Richard Kadrey (previously) is the pioneering cyberpunk writer best known for his blockbuster supernatural horror series Sandman Slim; but as anyone who follows his work knows, he's got more than two arrows in his quiver. His latest, The Grand Dark, a noir, dieselpunk book set in a weimar world of war trauma, debauchery, cabaret and looming disaster, and it's superb.

Largo is a bike courier in the city of Lower Proszawa -- once the down-at-heels ghetto to High Proszawa's stately mansions, but now all that remains of Proszawa, practically speaking, ever since the great war reduced High Proszawa to a deadly snarl of plague pits, bomb craters, unexploded ordinance and ruins. The great war is over now, and Lower Proszawa has been reborn, with new fancy neighborhoods springing up alongside the ruins of buildings that were shelled or merely left to rot during the long fighting.

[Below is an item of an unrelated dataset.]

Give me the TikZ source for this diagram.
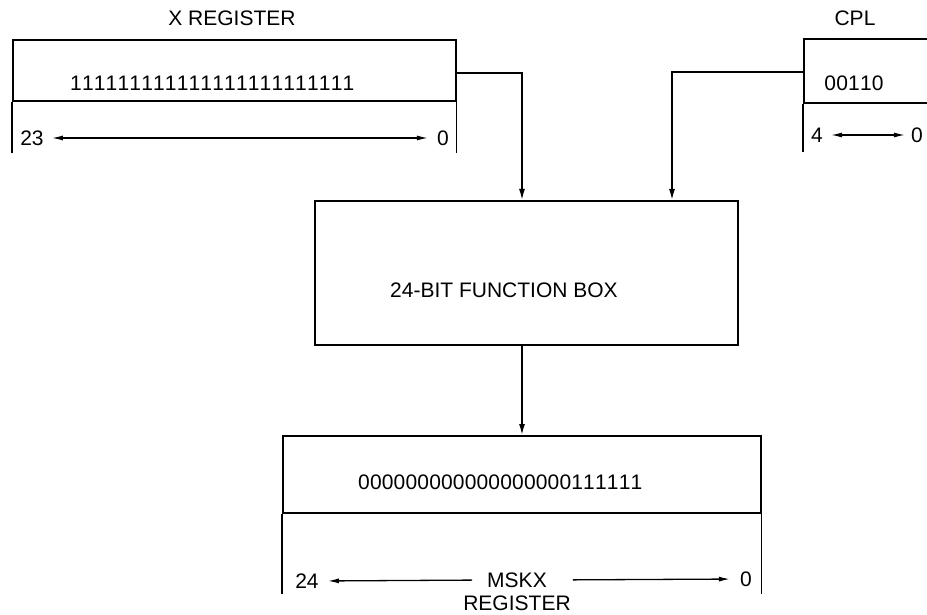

With the war over, Largo and his fellow Lower Proszawans have found a new, frenetic energy. Every day is a haze of morphia drops dripped under the tongue, every night is a cocaine fuelled debauch as Largo reels from the Grand Dark theater (where his beautiful girlfriend Remy is an actor, directing a mechanical puppet onstage to dramatize sensationalized versions of the most horrible murders published in yellow sheets like Ihre Skandal) to parties where radical artists and war profiteers rub shoulders and fall into piles of writhing bodies.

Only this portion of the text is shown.